社説/大都市での台風防災 鉄道運休を判断のサインに

(2019/10/14 05:00)

首都圏を直撃し、暴風と豪雨をもたらした台風19号は、東海から関東甲信、東北地方にかけて大きな傷跡を残した。河川の氾濫や土砂災害、停電などの被害にあわれた方に心からお見舞いを申し上げる。分けても9月の台風15号による甚大な被害と長期の停電に苦しめられた千葉県の方々の、再度の生活難が気遣われてならない。

東京地方でも初めて大雨特別警報が発令され、23区内で多摩川が氾濫した。都心を流れる神田川では、千代田区飯田橋で氾濫危険水位を最大40センチメートルも超える増水を記録。残念ながら日本のビジネスの中枢も天災と隣り合わせであることを改めて印象づけた。

天候回復とともに、優先すべきは行方不明の方の安否の確認と、家や職場を失った方の生活再建である。次いで、大都市を直撃したこの台風の教訓を将来に生かしたい。

今回の台風では、気象庁が「(死者・行方不明者が1200人を超した)狩野川台風に匹敵する記録的な大雨となる恐れもある」と異例の事前警告を発した。これを受けて鉄道をはじめ交通機関が計画運休を発表。また百貨店、スーパー、コンビニエンスストア、レストランチェーンなども、臨時閉店や営業時間短縮を早々に決めた。

こうした動きが“分かりやすいサイン”となり、都市住民の備えや自主的な避難、企業の従業員の帰宅の判断にプラスに働いたことは特筆される。公的機関の発する警報や避難情報以上の役割を果たした。
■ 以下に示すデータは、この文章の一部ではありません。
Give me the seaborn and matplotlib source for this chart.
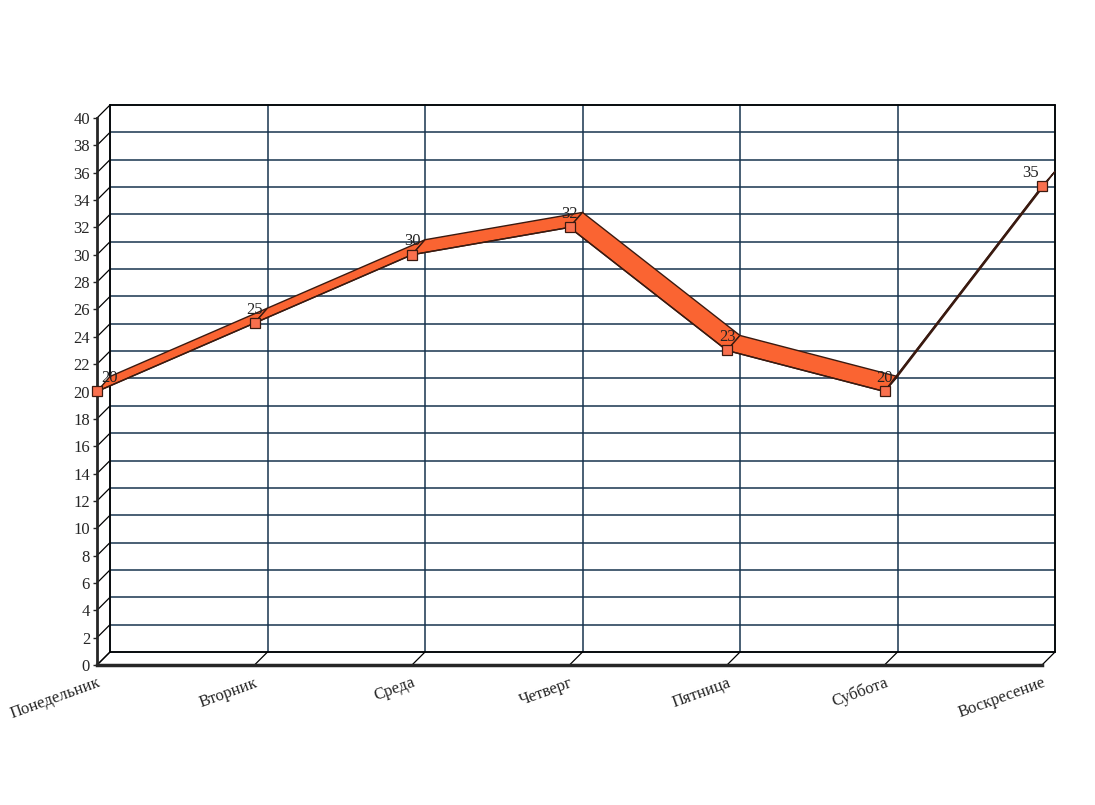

今後もこうしたサインを活用する仕組みを整えて、企業が個々の事情に応じつつ「電車が止まったら休業」とするなど、判断の目安にできないものか。

一方で、身近な自治体がインターネットを通じて発する防災情報は、アクセス集中でつながりにくいケースが目立った。これは反省材料だろう。

地震や火災と違い、台風は備えやすい災害だ。それでも警戒行動のきっかけを判断するのは難しい。災害に強いしなやかな社会をつくるために“分かりやすいサイン”を活用したい。